[Problem] Copy out each line exactly; pictures stay out of the copy.

┌─ Given material

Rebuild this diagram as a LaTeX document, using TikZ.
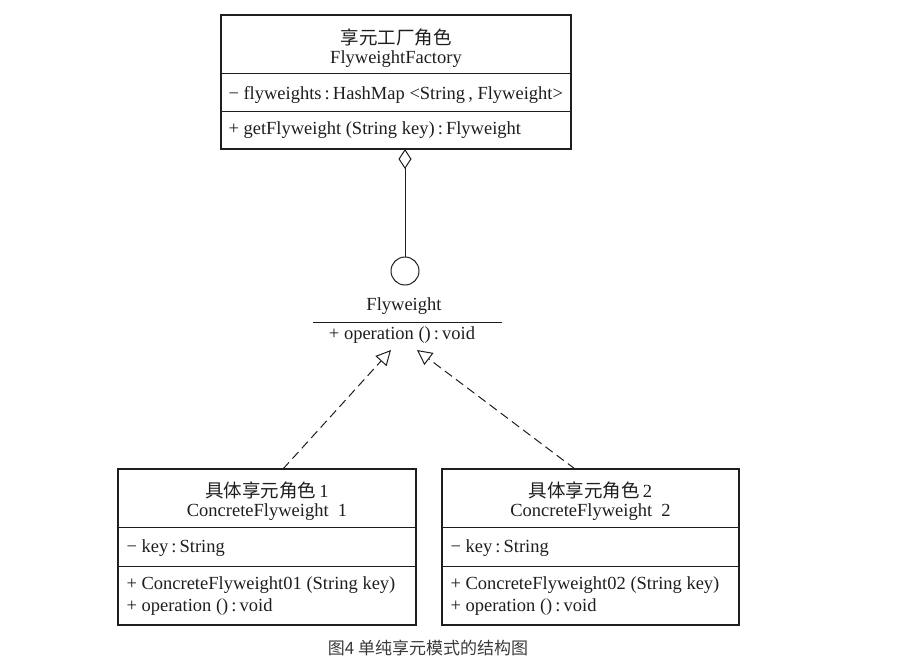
\documentclass[tikz,border=0pt]{standalone}
\usepackage{fontspec}
\setmainfont{Liberation Serif}
\newfontfamily\cjk{Noto Sans CJK SC}
\usetikzlibrary{arrows.meta}
\definecolor{ink}{HTML}{1E1E1E}
\definecolor{captionink}{HTML}{3A3A3A}
\begin{document}
\begin{tikzpicture}[x=1pt,y=-1pt,line width=1pt,draw=ink,
  umlbox/.style={draw=ink,line width=1.1pt,inner sep=0pt,minimum width=#1},
  txt/.style={font=\fontsize{18.5}{20}\selectfont,inner sep=0pt,text=ink},
  ltxt/.style={txt,anchor=west},
  ctitle/.style={font=\cjk\fontsize{18.5}{20}\selectfont,inner sep=0pt,text=ink},
  divider/.style={draw=ink,line width=1pt},
  realize/.style={draw=ink,line width=1pt,dash pattern=on 9pt off 5pt,-{Triangle[open,length=15pt,width=15pt]}},
  aggr/.style={draw=ink,line width=1pt,{Diamond[open,length=20pt,width=13pt]}-}
]
\useasboundingbox (0,0) rectangle (906,667);

% ---------- Factory box ----------
\node[umlbox=350pt,minimum height=134pt] (fac) at (396,82) {};
\draw[divider] (221,73) -- (571,73);
\draw[divider] (221,111) -- (571,111);
\node[ctitle] (facT1) at (396,37) {享元工厂角色};
\node[txt] (facT2) at (396,59.5) {FlyweightFactory};
\node[ltxt] (facA) at (228,94.5) {− flyweights\,:\,HashMap <String\,, Flyweight>};
\node[ltxt] (facM) at (228,130.5) {+ getFlyweight (String key)\,:\,Flyweight};

% ---------- Interface (lollipop) ----------
\node[draw=ink,circle,line width=1pt,minimum size=28pt,inner sep=0pt] (lol) at (405,271) {};
\node[txt] (ifName) at (404,306.5) {Flyweight};
\draw[divider] (313,322) -- (502,322);
\node[txt] (ifOp) at (402,335.5) {+ operation ()\,:\,void};
\coordinate (dtop) at (405,149);
\draw[aggr] (dtop) -- (lol.north);

% ---------- Concrete 1 ----------
\node[umlbox=298pt,minimum height=156pt] (c1) at (267,547) {};
\draw[divider] (118,527) -- (416,527);
\draw[divider] (118,566) -- (416,566);
\node[txt] (c1T1) at (267,490) {{\cjk 具体享元角色}\,1};
\node[txt] (c1T2) at (267,512.5) {ConcreteFlyweight\enspace 1};
\node[ltxt] (c1A) at (126,548.5) {− key\,:\,String};
\node[ltxt] (c1M1) at (126,585.5) {+ ConcreteFlyweight01 (String key)};
\node[ltxt] (c1M2) at (126,607.5) {+ operation ()\,:\,void};

% ---------- Concrete 2 ----------
\node[umlbox=297pt,minimum height=156pt] (c2) at (590.5,547) {};
\draw[divider] (442,527) -- (739,527);
\draw[divider] (442,566) -- (739,566);
\node[txt] (c2T1) at (590.5,490) {{\cjk 具体享元角色}\,2};
\node[txt] (c2T2) at (590.5,512.5) {ConcreteFlyweight\enspace 2};
\node[ltxt] (c2A) at (450,548.5) {− key\,:\,String};
\node[ltxt] (c2M1) at (450,585.5) {+ ConcreteFlyweight02 (String key)};
\node[ltxt] (c2M2) at (450,607.5) {+ operation ()\,:\,void};

% ---------- Realization arrows ----------
\coordinate (tipL) at (391,350);
\coordinate (tipR) at (417,350);
\coordinate (c1top) at (283,469);
\coordinate (c2top) at (575,469);
\draw[realize] (c1top) -- (tipL);
\draw[realize] (c2top) -- (tipR);

% ---------- Caption ----------
\node[font=\cjk\fontsize{17}{19}\selectfont,text=captionink,inner sep=0pt] (cap) at (428,648) {图4 单纯享元模式的结构图};
\end{tikzpicture}
\end{document}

└─

[Solution to the exercise]
Rebuild this diagram as a LaTeX document, using TikZ.
\documentclass[tikz,border=0pt]{standalone}
\usepackage{fontspec}
\setmainfont{Liberation Serif}
\newfontfamily\cjk{Noto Sans CJK SC}
\usetikzlibrary{arrows.meta}
\definecolor{ink}{HTML}{1E1E1E}
\definecolor{captionink}{HTML}{3A3A3A}
\begin{document}
\begin{tikzpicture}[x=1pt,y=-1pt,line width=1pt,draw=ink,
  umlbox/.style={draw=ink,line width=1.1pt,inner sep=0pt,minimum width=#1},
  txt/.style={font=\fontsize{18.5}{20}\selectfont,inner sep=0pt,text=ink},
  ltxt/.style={txt,anchor=west},
  ctitle/.style={font=\cjk\fontsize{18.5}{20}\selectfont,inner sep=0pt,text=ink},
  divider/.style={draw=ink,line width=1pt},
  realize/.style={draw=ink,line width=1pt,dash pattern=on 9pt off 5pt,-{Triangle[open,length=15pt,width=15pt]}},
  aggr/.style={draw=ink,line width=1pt,{Diamond[open,length=20pt,width=13pt]}-}
]
\useasboundingbox (0,0) rectangle (906,667);

% ---------- Factory box ----------
\node[umlbox=350pt,minimum height=134pt] (fac) at (396,82) {};
\draw[divider] (221,73) -- (571,73);
\draw[divider] (221,111) -- (571,111);
\node[ctitle] (facT1) at (396,37) {享元工厂角色};
\node[txt] (facT2) at (396,59.5) {FlyweightFactory};
\node[ltxt] (facA) at (228,94.5) {− flyweights\,:\,HashMap <String\,, Flyweight>};
\node[ltxt] (facM) at (228,130.5) {+ getFlyweight (String key)\,:\,Flyweight};

% ---------- Interface (lollipop) ----------
\node[draw=ink,circle,line width=1pt,minimum size=28pt,inner sep=0pt] (lol) at (405,271) {};
\node[txt] (ifName) at (404,306.5) {Flyweight};
\draw[divider] (313,322) -- (502,322);
\node[txt] (ifOp) at (402,335.5) {+ operation ()\,:\,void};
\coordinate (dtop) at (405,149);
\draw[aggr] (dtop) -- (lol.north);

% ---------- Concrete 1 ----------
\node[umlbox=298pt,minimum height=156pt] (c1) at (267,547) {};
\draw[divider] (118,527) -- (416,527);
\draw[divider] (118,566) -- (416,566);
\node[txt] (c1T1) at (267,490) {{\cjk 具体享元角色}\,1};
\node[txt] (c1T2) at (267,512.5) {ConcreteFlyweight\enspace 1};
\node[ltxt] (c1A) at (126,548.5) {− key\,:\,String};
\node[ltxt] (c1M1) at (126,585.5) {+ ConcreteFlyweight01 (String key)};
\node[ltxt] (c1M2) at (126,607.5) {+ operation ()\,:\,void};

% ---------- Concrete 2 ----------
\node[umlbox=297pt,minimum height=156pt] (c2) at (590.5,547) {};
\draw[divider] (442,527) -- (739,527);
\draw[divider] (442,566) -- (739,566);
\node[txt] (c2T1) at (590.5,490) {{\cjk 具体享元角色}\,2};
\node[txt] (c2T2) at (590.5,512.5) {ConcreteFlyweight\enspace 2};
\node[ltxt] (c2A) at (450,548.5) {− key\,:\,String};
\node[ltxt] (c2M1) at (450,585.5) {+ ConcreteFlyweight02 (String key)};
\node[ltxt] (c2M2) at (450,607.5) {+ operation ()\,:\,void};

% ---------- Realization arrows ----------
\coordinate (tipL) at (391,350);
\coordinate (tipR) at (417,350);
\coordinate (c1top) at (283,469);
\coordinate (c2top) at (575,469);
\draw[realize] (c1top) -- (tipL);
\draw[realize] (c2top) -- (tipR);

% ---------- Caption ----------
\node[font=\cjk\fontsize{17}{19}\selectfont,text=captionink,inner sep=0pt] (cap) at (428,648) {图4 单纯享元模式的结构图};
\end{tikzpicture}
\end{document}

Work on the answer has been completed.